The Mudcat Café TM
Thread #125950   Message #2794137
Posted By: Phil Edwards
22-Dec-09 - 05:21 AM
Thread Name: The three chord trick
Subject: RE: The three chord trick
Michael - actually I was asking something a bit different, which is how come so many accompaniments seem to use *more* than the three 'obvious' chords. For a fairly extreme example, take Nick Drake's song "Time has Told Me". Simplified a bit, in the verse there's a C-F-G chord progression, but the first time through he gets from the C to the F via Bb ("A troubled cure"), and the second time through ("For someday our ocean") via Eb. Then the chorus alternates an Eb with an E7. Eb to E - three flats to four sharps - madness, I tell you!

I've never seen the sheet music for "THTM", what with copyright and everything, but the C-F-G suggests to me that the melody's in C. But then there's a Bb chord (Bb-D-F), an Eb (Eb-G-Bb) and an E7 (E-G#-B-D) (hmmm, see what he's done there...) - if you were writing that out in dots there'd be accidentals all over the show.

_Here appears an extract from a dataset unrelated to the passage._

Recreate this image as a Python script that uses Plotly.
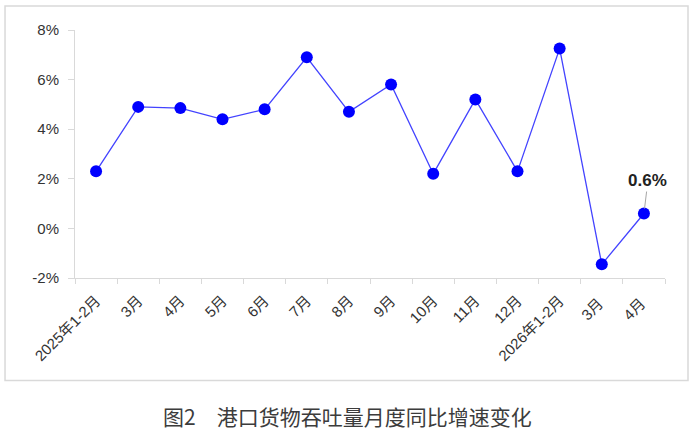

Piers - that looked fascinating but I didn't get very much of it; you seem to have started with Lesson Four!

He seemed to be saying that a C-E-G triad becomes different chords depending on the key signature.

No, 'he' was saying that if you take a piece of music paper (or a copy of BarFly) and write the notes C, E and G on a single staff, what you have written becomes different chords depending on the key signature. Perhaps it's not the most obvious way of looking at it, but I thought I'd made it reasonably clear what I was doing.

A bit more background, in reply to Don and Anahata - my cunning plan is to accompany myself on "The Wind and the Rain", based on the version sung by Johnny Collins. The chords only come in on the refrain; transposed to suit my voice, they go

Note:   A                        G
Chord: F                        C
         Oh, the wind and the rain
...
Note:   G               F                   E
Chord: C               Dmi                C
         Crying in the dreadful wind and rain

Not a lot to it - and it's fairly easy to hear which notes 'want' a chord behind them. I certainly never considered chording every note!